▸ **Written problem**: Your task is to reproduce, verbatim and without pictures, the lines from the opening of the listing through the line containing "import altair as alt".

▸ **Dataset section**:
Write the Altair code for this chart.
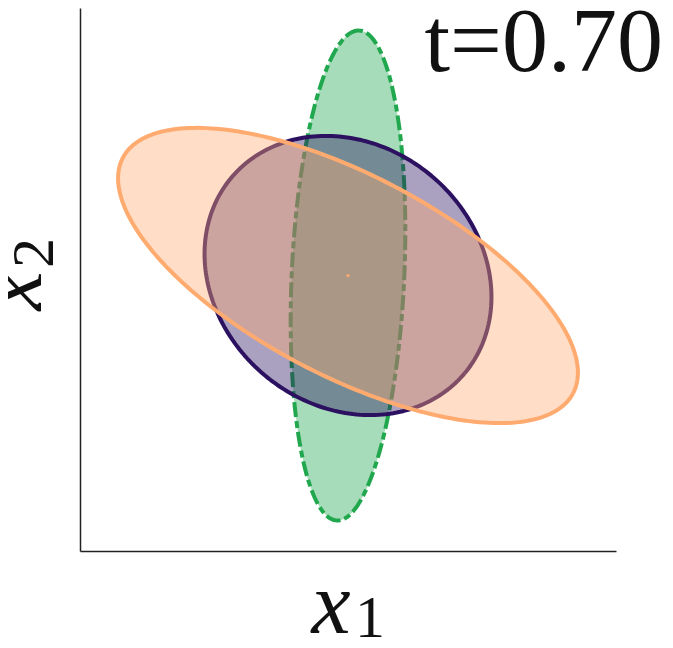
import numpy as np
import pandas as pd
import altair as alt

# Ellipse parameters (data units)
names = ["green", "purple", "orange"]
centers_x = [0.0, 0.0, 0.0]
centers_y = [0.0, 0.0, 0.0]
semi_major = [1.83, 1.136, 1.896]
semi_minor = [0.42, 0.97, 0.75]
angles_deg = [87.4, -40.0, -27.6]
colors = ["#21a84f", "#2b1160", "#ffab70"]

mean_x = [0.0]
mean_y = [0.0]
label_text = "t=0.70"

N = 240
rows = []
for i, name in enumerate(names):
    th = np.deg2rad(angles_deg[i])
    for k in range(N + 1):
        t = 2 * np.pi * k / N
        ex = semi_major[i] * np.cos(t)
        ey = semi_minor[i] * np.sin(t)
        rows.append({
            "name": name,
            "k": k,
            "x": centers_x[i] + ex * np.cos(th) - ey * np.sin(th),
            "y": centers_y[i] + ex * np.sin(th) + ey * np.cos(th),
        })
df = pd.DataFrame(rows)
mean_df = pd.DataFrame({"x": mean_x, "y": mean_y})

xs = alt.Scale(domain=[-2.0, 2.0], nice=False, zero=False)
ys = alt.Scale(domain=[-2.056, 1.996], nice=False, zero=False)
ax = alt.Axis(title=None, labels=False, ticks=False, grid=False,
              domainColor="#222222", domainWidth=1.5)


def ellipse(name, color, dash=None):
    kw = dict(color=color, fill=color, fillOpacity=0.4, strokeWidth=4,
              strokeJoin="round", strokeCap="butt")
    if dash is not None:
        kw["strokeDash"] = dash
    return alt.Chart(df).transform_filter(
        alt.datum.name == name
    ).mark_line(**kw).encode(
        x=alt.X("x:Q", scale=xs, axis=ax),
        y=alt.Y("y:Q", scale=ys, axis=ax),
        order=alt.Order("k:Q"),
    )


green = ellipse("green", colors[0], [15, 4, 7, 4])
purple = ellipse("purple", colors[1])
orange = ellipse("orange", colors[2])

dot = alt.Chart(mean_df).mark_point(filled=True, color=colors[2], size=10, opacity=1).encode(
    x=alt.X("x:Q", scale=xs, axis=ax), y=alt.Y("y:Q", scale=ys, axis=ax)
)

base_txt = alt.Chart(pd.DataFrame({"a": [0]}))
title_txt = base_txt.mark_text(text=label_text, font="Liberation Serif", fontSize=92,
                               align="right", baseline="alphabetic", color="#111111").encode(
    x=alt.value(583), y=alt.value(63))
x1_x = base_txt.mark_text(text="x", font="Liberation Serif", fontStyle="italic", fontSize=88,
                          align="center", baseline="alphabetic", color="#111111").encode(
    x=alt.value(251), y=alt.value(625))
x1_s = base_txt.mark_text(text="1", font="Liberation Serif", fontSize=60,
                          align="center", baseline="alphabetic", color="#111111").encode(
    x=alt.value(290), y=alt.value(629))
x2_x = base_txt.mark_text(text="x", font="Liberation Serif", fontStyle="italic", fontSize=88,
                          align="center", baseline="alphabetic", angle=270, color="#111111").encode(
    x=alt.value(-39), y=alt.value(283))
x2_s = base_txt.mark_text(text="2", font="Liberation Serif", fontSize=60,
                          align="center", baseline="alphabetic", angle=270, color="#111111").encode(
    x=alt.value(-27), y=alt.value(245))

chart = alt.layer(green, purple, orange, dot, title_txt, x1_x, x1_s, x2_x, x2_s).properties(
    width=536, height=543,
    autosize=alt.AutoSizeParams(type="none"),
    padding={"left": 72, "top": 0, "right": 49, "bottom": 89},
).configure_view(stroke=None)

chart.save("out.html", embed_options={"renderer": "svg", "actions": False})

▸ **Exercise response**:
Write the Altair code for this chart.
import numpy as np
import pandas as pd
import altair as alt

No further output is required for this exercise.